Standard Waiting Period
The default waiting period for new policies and endorsements is 30 calendar days from the application date.
The effective date depends on when the insurer receives the application form and full payment:
- If received within 10 days of application: Coverage is effective 30 days after the application date.
- If received after 10 days: Coverage is effective 30 days after receipt by the insurer.
Exceptions to the Standard Waiting Period
Map Revision Exception (1-Day Waiting Period):
- Applies when a property is newly identified within a Special Flood Hazard Area (SFHA) due to a flood map revision.
- Coverage is effective the day after the application is submitted, provided it is within 13 months of the map revision.
Find more details at NFIP Map Revision Eligibility.
Loan Exception (No Waiting Period):
- When flood insurance is purchased in connection with a loan (e.g., mortgage origination or refinancing), coverage begins immediately at the time of loan closing.
- Payment and application must be submitted on or before the closing date.
Post-Wildfire Exception (1-Day Waiting Period):
- Applies to properties damaged by flooding caused or worsened by post-wildfire conditions on federal land.
- Coverage becomes effective the day after the application date if purchased within 60 days of the wildfire containment date.
Key Comparisons to Standard Insurance Policies
- Unlike most insurance policies, NFIP policies require a waiting period to mitigate adverse selection (e.g., last-minute purchases before a predicted flood).
- Loan-related transactions and disaster-related events are notable exceptions to this rule, aligning with immediate coverage practices in other types of insurance.
Important Details for Agents
The NFIP uses a 30-day waiting period primarily to manage risk and promote program sustainability.
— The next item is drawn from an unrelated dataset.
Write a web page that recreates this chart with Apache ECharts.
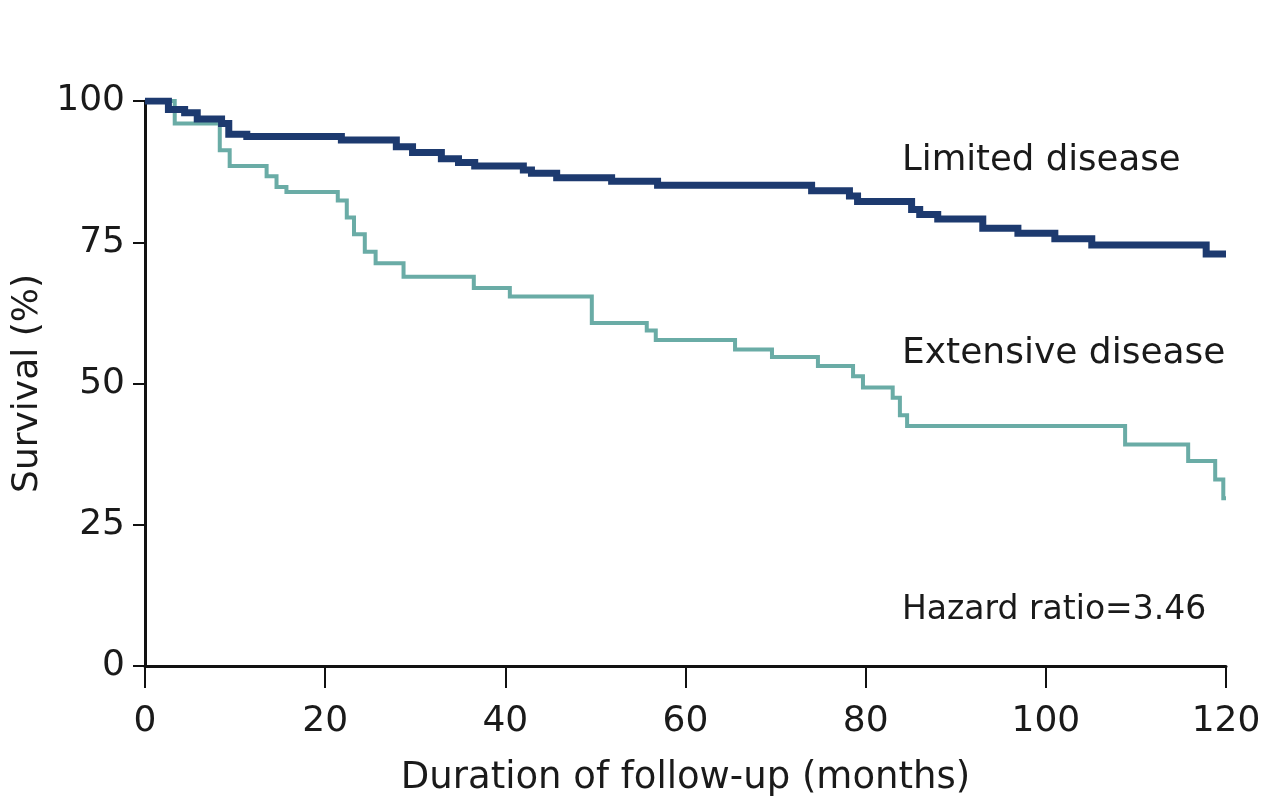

Here are the key reasons:
- Preventing Adverse Selection
- The waiting period reduces the likelihood of individuals purchasing flood insurance only when a flood is imminent or predicted, which could lead to disproportionately high claims.
- Encouraging Long-Term Planning
- By requiring a waiting period, the NFIP incentivizes property owners to plan ahead and maintain continuous coverage, rather than viewing flood insurance as a last-minute safeguard.
- Program Sustainability
- Flood events can result in large-scale claims, and the waiting period helps mitigate spikes in policy purchases that could destabilize the program financially.
- Aligning Risk with Coverage
- The waiting period ensures that coverage is intended for unforeseen or unpredictable risks rather than known, immediate threats.
- Administrative Consistency
- Establishing a standard waiting period streamlines operations, making it easier for insurers and agents to communicate effective dates and manage client expectations.
Overall, the 30-day rule helps balance fairness for policyholders and financial stability for the program.